First, it is “well-established that conduct related to a dismissed count may be relevant conduct.” United States v. White, 447 F.3d 1029, 1032 (8th Cir. 2006). The plea agreement expressly notes that although six of the counts would be dismissed, “all relevant conduct including the conduct that supported [those] charges” would be considered by the court at sentencing. The facts underlying Gray’s sentence are well supported by the record, including his own sworn admissions.
Second, the district court did not plainly err by imposing an enhancement under § 4B1.5(b)(1) for Gray’s “pattern of activity involving prohibited sexual conduct.” See United States v. Hill, 552 F.3d 686, 690 (8th Cir. 2009) (absent a timely objection, procedural sentencing errors may only be reviewed for plain error). Gray argues that the court relied on conduct associated with dropped charges, or charges that were never brought, to conclude that there was a pattern. But the conduct that can be considered for this enhancement is not so limited. See U.S.S.G. § 4B1.5, cmt. n.4(B)(ii) (“An occasion of prohibited sexual conduct may be considered for purposes of subsection (b) without regard to whether the occasion . . . resulted in a conviction for the conduct that occurred on that occasion.”).
2 Although we generally do not consider pro se briefs when a party is represented by counsel, we granted Gray permission to file a supplemental brief and will consider the issues raised in it. See United States v. Scales, 735 F.3d 1048, 1052 (8th Cir. 2013). -3- Third, the district court did not abuse its discretion by imposing special conditions limiting his internet activity. See United States v. Fonder, 719 F.3d 960, 961 (8th Cir. 2013) (standard of review). Gray argues that these conditions are inappropriate because “internet use was not part of [his] crime,” but we have routinely upheld similar conditions where, as here, there is ample evidence of more than mere possession of child pornography and the condition is less than a complete ban. See, e.g., United States v. Bordman, 895 F.3d 1048, 1062 (8th Cir. 2018) (“Bordman does not dispute that he did more than merely possess child pornography; he also pleaded guilty to sexual exploitation of a child.”); United States v. Perrin, 926 F.3d 1044, 1049–50 (8th Cir. 2019) (“[T]he condition was not ‘a complete ban on Internet access’ because it permitted the defendant ‘to access the Internet as long as he obtain[ed] permission from the probation office.’” (citation omitted)).

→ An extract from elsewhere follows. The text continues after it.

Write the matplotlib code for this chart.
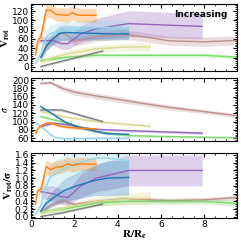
import matplotlib
matplotlib.use("Agg")
import matplotlib.pyplot as plt
from matplotlib.ticker import AutoMinorLocator, MultipleLocator
import numpy as np

# radius in units of R_e, one list per galaxy
R_o = [0.2, 0.3, 0.45, 0.7, 0.9, 1.15, 1.4, 1.7, 1.9, 2.2, 3.0]
V_o = [26, 54, 65, 122, 122, 113, 112, 111, 116, 111, 111]
Ve_o = [8, 10, 12, 16, 16, 15, 15, 15, 15, 15, 15]
S_o = [70, 82, 90, 96, 97, 92, 88, 86, 85, 84, 82]
Q_o = [0.33, 0.68, 0.7, 1.3, 1.22, 1.28, 1.3, 1.37, 1.33, 1.37, 1.36]
Qe_o = [0.05, 0.08, 0.1, 0.18, 0.18, 0.17, 0.17, 0.17, 0.17, 0.17, 0.17]

R_c = [0.2, 0.45, 0.7, 0.9, 1.15, 1.7, 2.3, 3.0, 3.5, 4.5]
V_c = [7, 29, 64, 72, 75, 78, 82, 84, 85, 84]
Ve_c = [3, 8, 15, 18, 20, 20, 18, 17, 16, 15]
S_c = [98, 88, 78, 68, 61, 58, 59, 60, 60, 60]
Q_c = [0.06, 0.3, 0.8, 1.03, 1.13, 1.3, 1.42, 1.52, 1.52, 1.45]
Qe_c = [0.03, 0.1, 0.25, 0.3, 0.35, 0.35, 0.3, 0.3, 0.3, 0.3]

R_b = [0.45, 0.7, 1.0, 1.3, 1.6, 2.2, 3.0, 3.5, 4.5]
V_b = [20, 45, 60, 72, 74, 73, 72, 71, 71]
Ve_b = [5, 10, 14, 16, 16, 15, 14, 13, 13]
S_b = [136, 128, 118, 108, 98, 86, 76, 71, 69]
Q_b = [0.15, 0.35, 0.48, 0.6, 0.7, 0.82, 0.95, 1.0, 1.02]
Qe_b = [0.05, 0.15, 0.2, 0.25, 0.3, 0.35, 0.4, 0.45, 0.45]

R_p = [0.45, 1.0, 1.4, 1.7, 2.3, 3.0, 4.5, 7.9]
V_p = [56, 57, 50, 50, 71, 82, 93, 87]
Ve_p = [8, 10, 12, 12, 18, 22, 28, 27]
S_p = [88, 96, 94, 92, 86, 81, 78, 72]
Q_p = [0.65, 0.6, 0.52, 0.5, 0.8, 1.0, 1.2, 1.2]
Qe_p = [0.15, 0.2, 0.2, 0.2, 0.3, 0.35, 0.4, 0.4]

R_br = [0.45, 0.9, 1.45, 2.0, 3.0, 4.2, 5.0, 6.4, 8.0, 9.5]
V_br = [22, 55, 75, 55, 65, 70, 66, 56, 54, 57]
Ve_br = [6, 8, 10, 10, 10, 10, 10, 10, 10, 10]
S_br = [192, 194, 180, 171, 162, 152, 145, 134, 124, 114]
Se_br = [3, 4, 6, 7, 7, 7, 6, 6, 5, 5]
Q_br = [0.12, 0.3, 0.42, 0.32, 0.4, 0.46, 0.45, 0.42, 0.44, 0.5]

R_g = [0.45, 1.0, 1.7, 3.0, 4.5, 6.0, 8.0, 9.5]
V_g = [14, 17, 21, 25, 25, 25, 25, 21]
S_g = [112, 105, 96, 76, 66, 64, 62, 61]
Q_g = [0.13, 0.17, 0.22, 0.36, 0.4, 0.4, 0.4, 0.35]

R_y = [0.45, 1.0, 1.7, 3.0, 4.5, 5.5]
V_y = [11, 20, 28, 39, 43, 43]
Ve_y = [4, 6, 7, 8, 8, 8]
S_y = [124, 118, 110, 100, 93, 89]
Q_y = [0.1, 0.17, 0.25, 0.4, 0.46, 0.48]
Qe_y = [0.04, 0.06, 0.08, 0.12, 0.15, 0.17]

R_k = [0.45, 1.4, 3.3]
V_k = [1, 12, 34]
S_k = [128, 128, 100]
Q_k = [0.01, 0.1, 0.33]

# (color, R, vrot, vrot_err, sigma, sigma_err, ratio, ratio_err)
gals = [
    ("#bc8f8f", R_br, V_br, Ve_br, S_br, Se_br, Q_br, 0.06),
    ("#7ddc6f", R_g, V_g, 4, S_g, 3, Q_g, 0.07),
    ("#dbdb8d", R_y, V_y, Ve_y, S_y, 3, Q_y, Qe_y),
    ("#7f7f7f", R_k, V_k, 2, S_k, 3, Q_k, 0.02),
    ("#9467bd", R_p, V_p, Ve_p, S_p, 3, Q_p, Qe_p),
    ("#1f77b4", R_b, V_b, Ve_b, S_b, 3, Q_b, Qe_b),
    ("#94d7ea", R_c, V_c, Ve_c, S_c, 3, Q_c, Qe_c),
    ("#ff7f0e", R_o, V_o, Ve_o, S_o, 3, Q_o, Qe_o),
]

plt.rcParams["font.size"] = 6
plt.rcParams["mathtext.fontset"] = "stix"
fig = plt.figure(figsize=(2.41, 2.41), dpi=100)
ax1 = fig.add_axes([0.129, 0.705, 0.854, 0.278])
ax2 = fig.add_axes([0.129, 0.415, 0.854, 0.261])
ax3 = fig.add_axes([0.129, 0.097, 0.854, 0.268])

for col, r, v, ve, s, se, q, qe in gals:
    r = np.array(r)
    for ax, y, e in ((ax1, v, ve), (ax2, s, se), (ax3, q, qe)):
        y = np.array(y, dtype=float)
        e = np.array(e, dtype=float)
        ax.fill_between(r, y - e, y + e, color=col, alpha=0.3, lw=0)
        ax.plot(r, y, color=col, lw=1.0)

ax1.set_ylim(-9, 135)
ax2.set_ylim(53, 205)
ax3.set_ylim(-0.02, 1.65)
ax1.yaxis.set_major_locator(MultipleLocator(20))
ax2.yaxis.set_major_locator(MultipleLocator(20))
ax3.yaxis.set_major_locator(MultipleLocator(0.2))

for ax in (ax1, ax2, ax3):
    ax.set_xlim(0, 9.5)
    ax.xaxis.set_major_locator(MultipleLocator(2))
    ax.xaxis.set_minor_locator(AutoMinorLocator())
    ax.yaxis.set_minor_locator(AutoMinorLocator(5))
    ax.tick_params(which="both", direction="in", top=True, right=True, labelsize=6.5, pad=1.5)
    ax.tick_params(which="major", length=3)
    ax.tick_params(which="minor", length=1.5)
ax1.tick_params(labelbottom=False)
ax2.tick_params(labelbottom=False)

ax1.set_ylabel(r"$\mathbf{V_{rot}}$", fontsize=8, labelpad=0)
ax2.set_ylabel(r"$\sigma$", fontsize=7, labelpad=1)
ax3.set_ylabel(r"$\mathbf{V_{rot}/\sigma}$", fontsize=8, labelpad=0)
ax3.set_xlabel(r"$\mathbf{R/R_e}$", fontsize=8, labelpad=0)
ax1.text(0.955, 0.84, "Increasing", transform=ax1.transAxes, ha="right", va="center",
         fontsize=6.5, fontweight="bold")

fig.savefig("out.png", dpi=100)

Finally, Gray also uses his supplemental brief to criticize his lawyer. We have reviewed his allegations and conclude that this is not the exceptional case where “the district court has fully developed a record on the ineffectiveness claim,” or “the result would otherwise be a plain miscarriage of justice,” so we decline to address them on direct appeal. United States v. Spight, 817 F.3d 1099, 1103 (8th Cir. 2016) (citation omitted).